Wrap Individual pieces
Whenever possible, wrap individual pieces for your espresso machine. That means the water reservoir, any pipes, or any other items.
Wrap each item in packing materials to give them added protection. I know some people may think just wrapping the entire machine at one time would be the better approach, but that’s not the case. Pieces move around, so it’s better to protect every single item individually rather than as a whole.
Secure Any Loose Components
Aside from wrapping up individual components, I also check over the machine for any loose parts that may need tightening down. Again, this is partly maintenance, but it’s also best to ensure nothing can move around and potentially break.
To help, I taped down some parts I worried would move. I would suggest doing this, as securing the parts makes a huge difference.
I also paid close attention to those parts to double up with the wrapping around those areas when packing away the entire espresso machine.
Wrapping the Entire Machine
Once I’d secured any loose parts and wrapped individual components, I focused on the rest of the machine. I used bubble wrap and didn’t just go around the machine one time. While protecting the machine, you want the wrapping to absorb any bumps or knocks.
But you are still not finished, well that’s if you want to be as careful as I was when wrapping my own machine.
Use loose packing material to fill the rest of the box after placing your espresso machine inside. You want it to fill each space as this packing material simply gives another layer of protection, meaning your machine has no chance of being knocked and damaged.
After all of that, I then taped the box shut, and I certainly had no issues with the idea of taking my espresso machine out at the other end and it then being in 1000 pieces.
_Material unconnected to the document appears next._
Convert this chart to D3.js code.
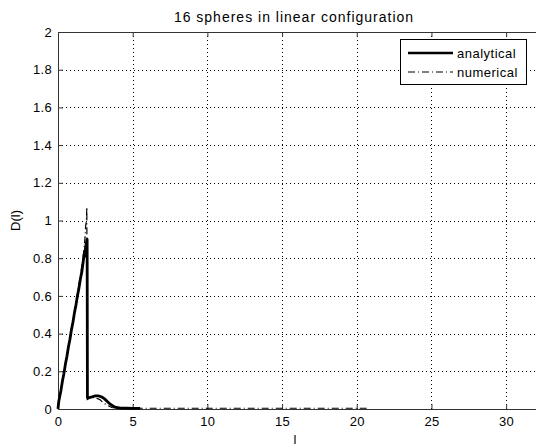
<!DOCTYPE html>
<html><head><meta charset="utf-8">
<script src="https://cdn.jsdelivr.net/npm/d3@7"></script>
<style>
body{margin:0;background:#fff;}
text{font-family:Arial,"Liberation Sans",Helvetica,sans-serif;fill:#000;}
</style></head>
<body><svg id="c" width="536" height="448"></svg>
<script>
const title = "16 spheres in linear configuration";
const xLabel = "l";
const yLabel = "D(l)";
const xTicks = [0,5,10,15,20,25,30];
const yTicks = [0,0.2,0.4,0.6,0.8,1,1.2,1.4,1.6,1.8,2];
const seriesNames = ["analytical","numerical"];

const lAnalytical = [0,0.05,0.1,0.2,0.3,0.4,0.5,0.6,0.7,0.8,0.9,1.0,1.1,1.2,1.3,1.4,1.5,1.6,1.7,1.75,1.8,1.85,1.9,1.95,1.97,2.1,2.3,2.5,2.7,2.9,3.1,3.3,3.5,3.7,3.9,4.2,4.6,5,5.5];
const dAnalytical = [0,0.04,0.06,0.1,0.15,0.19,0.24,0.28,0.33,0.37,0.42,0.46,0.51,0.55,0.6,0.64,0.69,0.73,0.79,0.82,0.81,0.86,0.88,0.9,0.06,0.06,0.065,0.07,0.07,0.065,0.055,0.04,0.025,0.015,0.008,0.005,0.004,0.003,0.003];

const lNumerical = [0,0.1,0.2,0.4,0.6,0.8,1.0,1.2,1.4,1.6,1.7,1.8,1.85,1.9,1.93,1.96,2.2,2.5,2.8,3.0,3.3,3.6,3.9,4.5,5,7,9,11,13,15,17,19,20.7];
const dNumerical = [0,0.05,0.1,0.2,0.29,0.38,0.47,0.56,0.66,0.76,0.82,0.9,0.97,1.0,1.07,0.05,0.06,0.06,0.05,0.035,0.02,0.008,0.005,0.004,0.004,0.004,0.004,0.004,0.004,0.004,0.004,0.004,0.004];

const svg = d3.select("#c");
const L = 58, R = 536, T = 32, B = 409;
const x = d3.scaleLinear().domain([0,32]).range([L,R]);
const y = d3.scaleLinear().domain([0,2]).range([B,T]);

// grid
const g = svg.append("g");
g.selectAll(".gx").data(xTicks.filter(d=>d>0)).enter().append("line")
  .attr("x1",d=>Math.round(x(d))+0.5).attr("x2",d=>Math.round(x(d))+0.5).attr("y1",T).attr("y2",B)
  .attr("stroke","#000").attr("stroke-width",1).attr("stroke-dasharray","1,3");
g.selectAll(".gy").data(yTicks.filter(d=>d>0&&d<2)).enter().append("line")
  .attr("x1",L).attr("x2",R).attr("y1",d=>Math.round(y(d))+0.5).attr("y2",d=>Math.round(y(d))+0.5)
  .attr("stroke","#000").attr("stroke-width",1).attr("stroke-dasharray","1,3");

// axes
const xAxis = d3.axisBottom(x).tickValues(xTicks).tickSize(-5).tickPadding(8).tickFormat(d3.format("d"));
const xa = svg.append("g").attr("transform",`translate(0,${B})`).call(xAxis);
const xTop = d3.axisTop(x).tickValues(xTicks).tickSize(-5).tickFormat("");
const xt = svg.append("g").attr("transform",`translate(0,${T})`).call(xTop);
const yAxis = d3.axisLeft(y).tickValues(yTicks).tickSize(-5).tickPadding(6).tickFormat(d=>String(d));
const ya = svg.append("g").attr("transform",`translate(${L},0)`).call(yAxis);
[xa,xt,ya].forEach(a=>{
  a.selectAll("path,line").attr("stroke","#333");
  a.selectAll("text").style("font-size","13px").style("letter-spacing","0.3px").attr("fill","#000");
});

// lines
const lineA = d3.line().x((d,i)=>x(lAnalytical[i])).y(d=>y(d));
svg.append("path").datum(dAnalytical).attr("d",lineA)
  .attr("fill","none").attr("stroke","#000").attr("stroke-width",2.8).attr("stroke-linejoin","round");
const lineN = d3.line().x((d,i)=>x(lNumerical[i])).y(d=>y(d));
svg.append("path").datum(dNumerical).attr("d",lineN)
  .attr("fill","none").attr("stroke","#000").attr("stroke-width",1.2).attr("stroke-dasharray","7,3,1,3");

// title & labels
svg.append("text").attr("x",(L+R)/2-3).attr("y",22).attr("text-anchor","middle")
  .style("font-size","14px").style("letter-spacing","1px").text(title);
svg.append("text").attr("x",(L+R)/2-2).attr("y",444).attr("text-anchor","middle").style("font-size","13px").text(xLabel);
svg.append("text").attr("transform",`translate(20,${(T+B)/2}) rotate(-90)`).attr("text-anchor","middle").style("font-size","13px").text(yLabel);

// legend
const lg = svg.append("g");
lg.append("rect").attr("x",400.5).attr("y",39.5).attr("width",126).attr("height",45)
  .attr("fill","#fff").attr("stroke","#000").attr("stroke-width",1);
const rows = [{name:seriesNames[0],w:2.5,dash:null},{name:seriesNames[1],w:1.2,dash:"7,3,1,3"}];
rows.forEach((r,i)=>{
  const yy = 53 + i*19;
  const ln = lg.append("line").attr("x1",408).attr("x2",453).attr("y1",yy).attr("y2",yy)
    .attr("stroke","#000").attr("stroke-width",r.w);
  if(r.dash) ln.attr("stroke-dasharray",r.dash);
  lg.append("text").attr("x",457).attr("y",yy+4.5).style("font-size","13px").style("letter-spacing","0.5px").text(r.name);
});
</script></body></html>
Where to Store Your Espresso Machine
But I have one final point to discuss: where you should store your espresso machine if you plan to do so for any length of time.
I think I’m guilty of viewing my machine as this delicate piece of technology, but that’s primarily due to my fear of something going wrong with it. However, there’s a theory to my apparent madness.
On the one hand, your espresso machine is robust. It’s designed to withstand boiling water passing through the machine, which works in your favor.
But there’s a problem.
Your espresso machine is designed to cope with those warm temperatures. However, they are not designed to sit in cold conditions while unused. At that point, it’s very possible aspects of the machine will jam or even break simply because of the low temperatures.
Your machine must be stored where the temperature does not get too low and where the temperature is consistent. It should also be dry.
If you remember those points, packing and protecting your espresso machine should be easy.
So that is how to prepare your espresso machine for moving. I know each step is important, even though it sounds like more work than you expected. However, when you consider the potential cost of replacing your espresso machine, I think it’s worth putting in the effort to ensure everything is secure.
At least then, you can fire it up as soon as you get to your new home and get that caffeine hit that will blast you through the rest of the move.